05 - Pour the lemon dressing over the orzo mixture and toss thoroughly but gently to coat every component. Taste and adjust seasoning with additional salt, pepper or lemon juice if required.
06 - Fold the crumbled feta into the dressed salad just before serving to preserve texture. Refrigerate for 15–30 minutes if time allows to let flavors meld, or serve immediately. Garnish with extra parsley or feta as desired.

# Expert Advice:

01 -
  • This salad tastes even better when made ahead for easy lunches or picnics.
  • The texture combination—creamy, crunchy, and zesty—never gets boring.
02 -
  • If the orzo isn't rinsed well after cooking, it can turn gluey and heavy—always run it under cold water.
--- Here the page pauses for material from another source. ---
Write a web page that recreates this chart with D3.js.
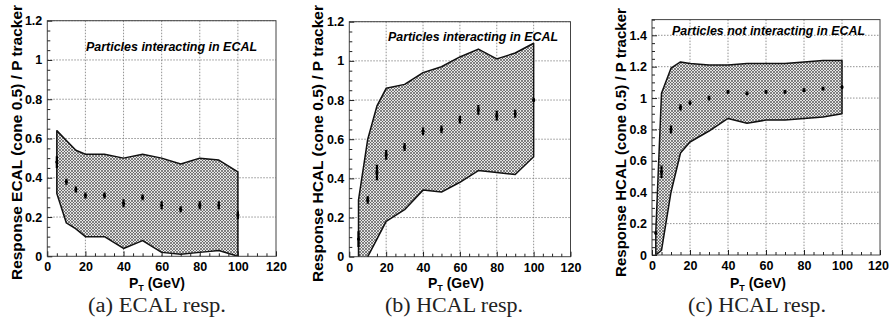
<!DOCTYPE html>
<html>
<head>
<meta charset="utf-8">
<script src="https://cdn.jsdelivr.net/npm/d3@7"></script>
<style>
  html, body { margin: 0; padding: 0; background: #fff; }
  svg { display: block; }
</style>
</head>
<body>
<svg id="chart" width="889" height="327"></svg>
<script>
// ---------- data ----------
const xTickValues = [0, 20, 40, 60, 80, 100, 120];
const yTicksAB = [0, 0.2, 0.4, 0.6, 0.8, 1.0, 1.2];
const yTicksC = [0, 0.2, 0.4, 0.6, 0.8, 1.0, 1.2, 1.4];

// (a) ECAL response, particles interacting in ECAL
const ecalX     = [5, 10, 15, 20, 30, 40, 50, 60, 70, 80, 90, 100];
const ecalMean  = [0.48, 0.38, 0.34, 0.31, 0.31, 0.27, 0.30, 0.26, 0.24, 0.26, 0.26, 0.21];
const ecalErr   = [0.03, 0.015, 0.015, 0.015, 0.015, 0.02, 0.015, 0.02, 0.015, 0.02, 0.02, 0.02];
const ecalUpper = [0.64, 0.59, 0.54, 0.52, 0.52, 0.50, 0.52, 0.50, 0.47, 0.50, 0.49, 0.43];
const ecalLower = [0.32, 0.17, 0.14, 0.10, 0.10, 0.04, 0.08, 0.02, 0.01, 0.02, 0.03, 0.0];

// (b) HCAL response, particles interacting in ECAL
const hcalX     = [5, 10, 15, 20, 30, 40, 50, 60, 70, 80, 90, 100];
const hcalMean  = [0.09, 0.29, 0.43, 0.52, 0.56, 0.64, 0.65, 0.70, 0.75, 0.72, 0.73, 0.80];
const hcalErr   = [0.04, 0.02, 0.04, 0.025, 0.02, 0.02, 0.02, 0.02, 0.025, 0.025, 0.02, 0.01];
const hcalUpper = [0.29, 0.60, 0.77, 0.86, 0.88, 0.94, 0.97, 1.02, 1.06, 1.01, 1.04, 1.09];
const hcalLower = [-0.05, 0.0, 0.09, 0.18, 0.24, 0.34, 0.33, 0.38, 0.44, 0.43, 0.42, 0.51];

// (c) HCAL response, particles not interacting in ECAL
const nonX      = [2, 5, 10, 15, 20, 30, 40, 50, 60, 70, 80, 90, 100];
const nonMean   = [0.14, 0.53, 0.80, 0.94, 0.97, 1.00, 1.04, 1.03, 1.04, 1.04, 1.05, 1.06, 1.07];
const nonErr    = [0.01, 0.04, 0.025, 0.02, 0.015, 0.015, 0.012, 0.012, 0.012, 0.012, 0.012, 0.012, 0.012];
const nonUpper  = [0.15, 1.03, 1.19, 1.23, 1.22, 1.21, 1.21, 1.22, 1.22, 1.22, 1.23, 1.24, 1.24];
const nonLower  = [0.0, 0.03, 0.40, 0.65, 0.72, 0.79, 0.87, 0.84, 0.86, 0.86, 0.87, 0.88, 0.90];

const yLabels  = ["Response ECAL (cone 0.5) / P tracker",
                  "Response HCAL (cone 0.5) / P tracker",
                  "Response HCAL (cone 0.5) / P tracker"];
const titles   = ["Particles interacting in ECAL",
                  "Particles interacting in ECAL",
                  "Particles not interacting in ECAL"];
const captions = ["(a) ECAL resp.", "(b) HCAL resp.", "(c) HCAL resp."];

// ---------- layout ----------
const W = 889;
const panels = [
  { x: ecalX, mean: ecalMean, err: ecalErr, up: ecalUpper, lo: ecalLower,
    yMax: 1.2, yTicks: yTicksAB,
    left: 47.3, right: 276, top: 20.7, bottom: 256.3,
    ylabX: 16, ylabY: 142.5, ylabLen: 275, title: [86, 51], titleLen: 171, xlab: 157, cap: 157 },
  { x: hcalX, mean: hcalMean, err: hcalErr, up: hcalUpper, lo: hcalLower,
    yMax: 1.2, yTicks: yTicksAB,
    left: 349.3, right: 570.5, top: 21.7, bottom: 256.7,
    ylabX: 317, ylabY: 143.5, ylabLen: 277, title: [388, 41], titleLen: 170, xlab: 456, cap: 454 },
  { x: nonX, mean: nonMean, err: nonErr, up: nonUpper, lo: nonLower,
    yMax: 1.5, yTicks: yTicksC,
    left: 652, right: 880, top: 19.6, bottom: 255,
    ylabX: 620, ylabY: 142.5, ylabLen: 269, title: [672, 35], titleLen: 193, xlab: 758, cap: 757 }
];

const svg = d3.select("#chart");
const defs = svg.append("defs");

// cross-hatch pattern
const pat = defs.append("pattern")
  .attr("id", "hatch").attr("patternUnits", "userSpaceOnUse")
  .attr("width", 3).attr("height", 3);
pat.append("rect").attr("width", 3).attr("height", 3).attr("fill", "#e6e6e6");
pat.append("path").attr("d", "M0,0L3,3M-1,2L1,4M2,-1L4,1")
  .attr("stroke", "#4a4a4a").attr("stroke-width", 0.65);
pat.append("path").attr("d", "M0,3L3,0M-1,1L1,-1M2,4L4,2")
  .attr("stroke", "#4a4a4a").attr("stroke-width", 0.65);

const sans = "Liberation Sans, Arial, Helvetica, sans-serif";

panels.forEach((p, i) => {
  const x = d3.scaleLinear().domain([0, 120]).range([p.left, p.right]);
  const y = d3.scaleLinear().domain([0, p.yMax]).range([p.bottom, p.top]);
  const g = svg.append("g");

  const clipId = "clip" + i;
  defs.append("clipPath").attr("id", clipId).append("rect")
    .attr("x", p.left).attr("y", p.top)
    .attr("width", p.right - p.left).attr("height", p.bottom - p.top);

  // grid
  const gridG = g.append("g");
  xTickValues.filter(v => v > 0 && v < 120).forEach(v => {
    gridG.append("line").attr("x1", x(v)).attr("x2", x(v))
      .attr("y1", p.top).attr("y2", p.bottom)
      .attr("stroke", "#777").attr("stroke-width", 0.8).attr("stroke-dasharray", "1.5,1.5");
  });
  p.yTicks.filter(v => v > 0).forEach(v => {
    gridG.append("line").attr("y1", y(v)).attr("y2", y(v))
      .attr("x1", p.left).attr("x2", p.right)
      .attr("stroke", "#777").attr("stroke-width", 0.8).attr("stroke-dasharray", "1.5,1.5");
  });

  // band
  const rows = p.x.map((xv, k) => ({ x: xv, up: p.up[k], lo: p.lo[k], m: p.mean[k], e: p.err[k] }));
  const area = d3.area().x(d => x(d.x)).y0(d => y(d.lo)).y1(d => y(d.up));
  const bandG = g.append("g").attr("clip-path", `url(#${clipId})`);
  bandG.append("path").datum(rows).attr("d", area)
    .attr("fill", "url(#hatch)").attr("stroke", "#111").attr("stroke-width", 1.5)
    .attr("stroke-linejoin", "round");

  // points with error bars
  const ptG = g.append("g").attr("clip-path", `url(#${clipId})`);
  ptG.selectAll("line.err").data(rows).join("line")
    .attr("x1", d => x(d.x)).attr("x2", d => x(d.x))
    .attr("y1", d => y(d.m + d.e)).attr("y2", d => y(d.m - d.e))
    .attr("stroke", "#000").attr("stroke-width", 2.2);
  ptG.selectAll("circle").data(rows).join("circle")
    .attr("cx", d => x(d.x)).attr("cy", d => y(d.m)).attr("r", 1.6).attr("fill", "#000");

  // frame
  g.append("rect").attr("x", p.left).attr("y", p.top)
    .attr("width", p.right - p.left).attr("height", p.bottom - p.top)
    .attr("fill", "none").attr("stroke", "#444").attr("stroke-width", 1);

  // x axis (ticks inside)
  const xAxis = d3.axisBottom(x).tickValues(xTickValues).tickSize(-5).tickPadding(6)
    .tickFormat(d3.format("d"));
  const xg = g.append("g").attr("transform", `translate(0,${p.bottom})`).call(xAxis);
  xg.select(".domain").remove();
  xg.selectAll(".tick line").attr("stroke", "#222");
  xg.selectAll(".tick text").attr("font-family", sans).attr("font-weight", "bold")
    .attr("font-size", 12.5).attr("fill", "#000");
  // keep the last label inside the picture
  xg.selectAll(".tick text").each(function(d) {
    const bb = this.getBBox();
    const right = x(d) + bb.x + bb.width;
    if (right > W - 0.5) d3.select(this).attr("x", (W - 0.5) - right);
  });
  const xMinor = d3.range(0, 120.01, 5).filter(v => v % 20 !== 0);
  const xmg = g.append("g").attr("transform", `translate(0,${p.bottom})`)
    .call(d3.axisBottom(x).tickValues(xMinor).tickSize(-3).tickFormat(""));
  xmg.select(".domain").remove();
  xmg.selectAll(".tick line").attr("stroke", "#222");

  // y axis
  const yAxis = d3.axisLeft(y).tickValues(p.yTicks).tickSize(-5).tickPadding(5)
    .tickFormat(d => d === 0 ? "0" : (d === 1 ? "1" : d3.format(".1f")(d)));
  const yg = g.append("g").attr("transform", `translate(${p.left},0)`).call(yAxis);
  yg.select(".domain").remove();
  yg.selectAll(".tick line").attr("stroke", "#222");
  yg.selectAll(".tick text").attr("font-family", sans).attr("font-weight", "bold")
    .attr("font-size", 12.5).attr("fill", "#000");
  const yMinor = d3.range(0, p.yMax + 0.001, 0.05).filter(v => Math.abs(v / 0.2 - Math.round(v / 0.2)) > 0.01);
  const ymg = g.append("g").attr("transform", `translate(${p.left},0)`)
    .call(d3.axisLeft(y).tickValues(yMinor).tickSize(-3).tickFormat(""));
  ymg.select(".domain").remove();
  ymg.selectAll(".tick line").attr("stroke", "#222");

  // y label
  g.append("text")
    .attr("transform", `translate(${p.ylabX},${p.ylabY}) rotate(-90)`)
    .attr("text-anchor", "middle").attr("dominant-baseline", "central")
    .attr("font-family", sans).attr("font-weight", "bold").attr("font-size", 15)
    .attr("textLength", p.ylabLen).attr("lengthAdjust", "spacingAndGlyphs")
    .attr("fill", "#000").text(yLabels[i]);

  // x label P_T (GeV)
  const xl = g.append("text").attr("x", p.xlab).attr("y", 287.5)
    .attr("text-anchor", "middle")
    .attr("font-family", sans).attr("font-weight", "bold").attr("font-size", 14).attr("fill", "#000");
  xl.append("tspan").text("P");
  xl.append("tspan").attr("font-size", 9).attr("dy", 3).text("T");
  xl.append("tspan").attr("dy", -3).text(" (GeV)");

  // title
  g.append("text").attr("x", p.title[0]).attr("y", p.title[1])
    .attr("font-family", sans).attr("font-weight", "bold").attr("font-style", "italic")
    .attr("font-size", 12.4).attr("textLength", p.titleLen).attr("lengthAdjust", "spacingAndGlyphs")
    .attr("fill", "#000").text(titles[i]);

  // caption
  g.append("text").attr("x", p.cap).attr("y", 312)
    .attr("text-anchor", "middle")
    .attr("font-family", "Liberation Serif, DejaVu Serif, serif").attr("font-size", 20)
    .attr("textLength", 138).attr("lengthAdjust", "spacingAndGlyphs")
    .attr("fill", "#222").text(captions[i]);
});
</script>
</body>
</html>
  • Adding the feta after tossing ensures it stays creamy and doesn't dissolve into the dressing.
03 -
  • Layering the salad—starting with orzo, topping with veggies, then herbs, then dressing—prevents sogginess if making ahead.
  • For extra brightness, add a bit more lemon zest right before serving and see how it wakes everything up.